Note the fuel filter between the pump and tank. Electric fuel pumps like clean fuel.
The front part of the line was easier to route as there were very few bends. I put in a section of rubber hose near the front of the engine to allow for some flex, then routed hard line up behind the water pump to the fuel pressure regulator. Some additional sections of rubber hose, a fuel filter, and then connected it to the carb to complete the job.

I ran out of clamps but that's an easy fix.


Sunday, February 2, 2014

Fuel tank

With the tank back, it is time to put in the fuel system. First off, the fuel tank.

I started with a little touch up paint, then after it dried, I installed the fuel gauge sending unit.
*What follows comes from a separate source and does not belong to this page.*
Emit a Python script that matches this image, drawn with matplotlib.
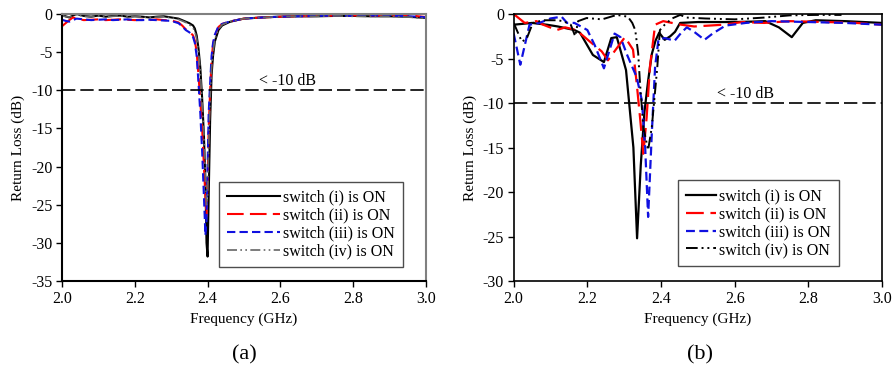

Here's the tank all ready to go into the car (or so I thought at the time):

My camera's flash does not agree with the tank. It appears satin black in person.
Then, after a bit of wrangling, I managed to bolt it into place:

What is with the weird reflections!
Then, after about an hour struggling to get the rubber hose that connects the tank to the filler tube, I decided to take a break and read the manual. I know, who can't figure out how to bolt in something as simple as a gas tank, right?

The fuel filler assembly has to be installed before the tank is in place. Argh! So off comes the tank. However, I didn't have enough room underneath the car to maneuver it into place with the filler in the correct position, so had to loosen the clamp and rotate the filler tube 180-degrees to fit the tank into place. Of course, this required removing the left rear fender (only held on by 5 bolts at this point, so an easy task.) Then, once in position, I turned the filler up into place and tightened up the clamp.


Well that took a bit longer than expected, but I'm glad it is done. Off to watch the super bowl!